The shops that scale to a second location are the ones that turned visit data into a repeatable playbook.
Realistic timeline and first-year expectations
- Months 1-3: concept validation, location search, business plan, financing, recipe R&D via pop-ups.
- Months 3-6: lease, health-department plan review, dairy permit, buildout, equipment install.
- Months 6-7: hiring, training, soft launch, grand opening.
- Year 1: survive your first off-season, target a repeat-visit rate above 35%, get to a positive contribution margin in peak months, and build the cash cushion for year two.
Expansion — a second location, a cart-catering arm, or wholesale and franchising — should wait until one shop is genuinely profitable across a full 12-month cycle, off-season included.

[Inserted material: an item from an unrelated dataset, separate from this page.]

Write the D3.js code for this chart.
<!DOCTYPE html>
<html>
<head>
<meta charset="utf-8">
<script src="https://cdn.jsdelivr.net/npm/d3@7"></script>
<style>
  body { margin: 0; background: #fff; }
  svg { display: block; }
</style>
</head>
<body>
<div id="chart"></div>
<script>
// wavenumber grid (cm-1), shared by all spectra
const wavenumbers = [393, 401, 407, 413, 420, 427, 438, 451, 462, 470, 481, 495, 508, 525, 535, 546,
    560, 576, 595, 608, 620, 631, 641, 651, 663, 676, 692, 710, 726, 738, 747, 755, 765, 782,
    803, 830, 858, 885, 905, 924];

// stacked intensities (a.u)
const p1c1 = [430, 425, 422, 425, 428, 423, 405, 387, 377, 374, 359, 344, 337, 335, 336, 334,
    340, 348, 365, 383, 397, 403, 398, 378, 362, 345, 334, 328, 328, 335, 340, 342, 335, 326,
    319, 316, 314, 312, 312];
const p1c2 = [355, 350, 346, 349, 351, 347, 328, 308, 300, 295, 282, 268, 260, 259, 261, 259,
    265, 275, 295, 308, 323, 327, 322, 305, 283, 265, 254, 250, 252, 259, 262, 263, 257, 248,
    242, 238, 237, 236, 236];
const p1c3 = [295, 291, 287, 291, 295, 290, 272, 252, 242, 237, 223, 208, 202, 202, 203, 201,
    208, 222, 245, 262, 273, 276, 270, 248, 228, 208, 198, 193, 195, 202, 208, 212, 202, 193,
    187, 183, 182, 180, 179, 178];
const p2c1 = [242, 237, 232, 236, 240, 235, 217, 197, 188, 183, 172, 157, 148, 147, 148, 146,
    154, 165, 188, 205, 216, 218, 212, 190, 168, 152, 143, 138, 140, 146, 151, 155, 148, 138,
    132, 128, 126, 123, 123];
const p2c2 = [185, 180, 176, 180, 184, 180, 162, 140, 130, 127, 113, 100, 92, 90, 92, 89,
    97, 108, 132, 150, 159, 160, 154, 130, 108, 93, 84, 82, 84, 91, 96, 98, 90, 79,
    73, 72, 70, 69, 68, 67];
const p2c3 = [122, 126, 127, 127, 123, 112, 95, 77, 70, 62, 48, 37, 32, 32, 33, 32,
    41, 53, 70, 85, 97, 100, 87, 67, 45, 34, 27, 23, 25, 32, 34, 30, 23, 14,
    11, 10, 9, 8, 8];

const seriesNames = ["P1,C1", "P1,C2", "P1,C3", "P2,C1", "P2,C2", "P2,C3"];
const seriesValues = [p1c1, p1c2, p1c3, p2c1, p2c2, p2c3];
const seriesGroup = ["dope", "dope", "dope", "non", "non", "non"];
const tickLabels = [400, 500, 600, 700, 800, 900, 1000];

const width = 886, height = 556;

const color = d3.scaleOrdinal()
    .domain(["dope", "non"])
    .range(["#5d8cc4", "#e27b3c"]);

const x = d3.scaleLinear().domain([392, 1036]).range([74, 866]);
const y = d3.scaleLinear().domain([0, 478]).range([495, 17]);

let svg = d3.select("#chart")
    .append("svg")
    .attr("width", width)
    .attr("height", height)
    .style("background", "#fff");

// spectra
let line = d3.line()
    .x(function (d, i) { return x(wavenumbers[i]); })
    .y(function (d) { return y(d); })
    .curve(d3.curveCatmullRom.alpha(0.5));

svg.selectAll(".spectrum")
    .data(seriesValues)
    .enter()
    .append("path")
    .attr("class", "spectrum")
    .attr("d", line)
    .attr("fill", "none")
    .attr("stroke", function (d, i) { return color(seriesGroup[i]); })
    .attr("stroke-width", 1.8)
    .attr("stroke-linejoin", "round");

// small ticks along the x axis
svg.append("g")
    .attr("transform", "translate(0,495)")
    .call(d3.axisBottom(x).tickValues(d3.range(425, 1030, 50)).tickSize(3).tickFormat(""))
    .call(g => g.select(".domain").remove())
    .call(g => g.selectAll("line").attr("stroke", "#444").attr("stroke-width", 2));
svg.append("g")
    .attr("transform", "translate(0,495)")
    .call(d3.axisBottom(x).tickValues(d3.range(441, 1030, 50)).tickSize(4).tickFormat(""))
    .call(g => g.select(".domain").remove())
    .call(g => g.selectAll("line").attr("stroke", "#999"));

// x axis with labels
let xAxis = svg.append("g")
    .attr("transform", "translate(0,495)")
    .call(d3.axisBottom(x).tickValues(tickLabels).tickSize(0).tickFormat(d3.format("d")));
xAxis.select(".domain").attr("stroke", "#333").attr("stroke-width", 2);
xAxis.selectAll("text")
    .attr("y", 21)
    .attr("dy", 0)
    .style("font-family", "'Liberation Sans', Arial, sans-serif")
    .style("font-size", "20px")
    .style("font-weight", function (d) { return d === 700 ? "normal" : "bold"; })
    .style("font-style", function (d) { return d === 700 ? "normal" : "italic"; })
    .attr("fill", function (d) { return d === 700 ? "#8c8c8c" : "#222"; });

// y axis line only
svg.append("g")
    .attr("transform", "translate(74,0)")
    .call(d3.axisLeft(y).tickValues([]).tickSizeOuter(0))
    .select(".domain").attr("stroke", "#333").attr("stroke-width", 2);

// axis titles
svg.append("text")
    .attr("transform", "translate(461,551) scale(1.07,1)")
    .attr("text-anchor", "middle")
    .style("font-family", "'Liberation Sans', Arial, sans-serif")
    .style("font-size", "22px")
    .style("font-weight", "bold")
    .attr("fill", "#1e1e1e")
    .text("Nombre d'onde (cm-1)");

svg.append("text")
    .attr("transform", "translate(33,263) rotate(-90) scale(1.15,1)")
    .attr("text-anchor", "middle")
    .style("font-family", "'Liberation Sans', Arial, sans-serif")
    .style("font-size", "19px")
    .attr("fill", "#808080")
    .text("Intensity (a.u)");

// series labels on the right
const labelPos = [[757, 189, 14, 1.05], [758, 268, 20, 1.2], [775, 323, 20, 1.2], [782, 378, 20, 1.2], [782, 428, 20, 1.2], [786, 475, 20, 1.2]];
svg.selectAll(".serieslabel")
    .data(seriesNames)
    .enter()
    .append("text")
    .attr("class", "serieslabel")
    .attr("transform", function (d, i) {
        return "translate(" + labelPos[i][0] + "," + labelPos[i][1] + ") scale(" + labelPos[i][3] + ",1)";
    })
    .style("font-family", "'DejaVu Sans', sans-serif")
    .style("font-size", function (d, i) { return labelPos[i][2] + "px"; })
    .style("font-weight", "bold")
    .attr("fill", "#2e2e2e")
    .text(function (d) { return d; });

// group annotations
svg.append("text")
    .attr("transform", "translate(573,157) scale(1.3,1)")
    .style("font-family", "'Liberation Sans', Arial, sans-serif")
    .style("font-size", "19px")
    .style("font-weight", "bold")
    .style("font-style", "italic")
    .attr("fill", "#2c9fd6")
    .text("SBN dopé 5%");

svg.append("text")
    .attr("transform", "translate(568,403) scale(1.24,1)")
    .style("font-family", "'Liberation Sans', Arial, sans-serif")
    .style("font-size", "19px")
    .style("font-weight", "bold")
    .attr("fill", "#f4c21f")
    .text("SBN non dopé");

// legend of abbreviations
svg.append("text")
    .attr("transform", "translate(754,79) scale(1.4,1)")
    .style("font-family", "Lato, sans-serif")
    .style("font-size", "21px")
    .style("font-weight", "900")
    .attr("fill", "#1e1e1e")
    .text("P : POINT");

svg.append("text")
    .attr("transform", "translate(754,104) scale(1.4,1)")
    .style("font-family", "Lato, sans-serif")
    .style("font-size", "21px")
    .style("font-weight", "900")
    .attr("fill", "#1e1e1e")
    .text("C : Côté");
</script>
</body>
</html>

Frequently asked questions
How much does it cost to open an artisanal ice cream shop? Most from-scratch shops open for $90,000 to $250,000, driven by buildout scope and equipment. Taking a second-generation food space with usable refrigeration can pull the low end down significantly.
Is an ice cream shop profitable? It can be, with food cost around 18-28% and disciplined labor. The catch is seasonality — profit is concentrated in summer, so you must price and reserve cash to carry the slow months.
Do I need a special license to make my own ice cream? Usually yes. Many states require a dairy or frozen-dessert manufacturer permit in addition to a standard retail food license. Confirm with your state's department of agriculture or health early, because it can affect plan review.
How do I compete with chain and soft-serve options? Compete on craft, not price. From-scratch flavors, named local ingredients, a rotating seasonal menu, dairy-free options, and a real loyalty program justify a premium and build the repeat base that chains struggle to match.
What is the most important metric in the first year? Repeat-visit rate. A small average ticket means one-time visitors barely pay back their acquisition cost; the shops that survive convert first visits into a monthly habit.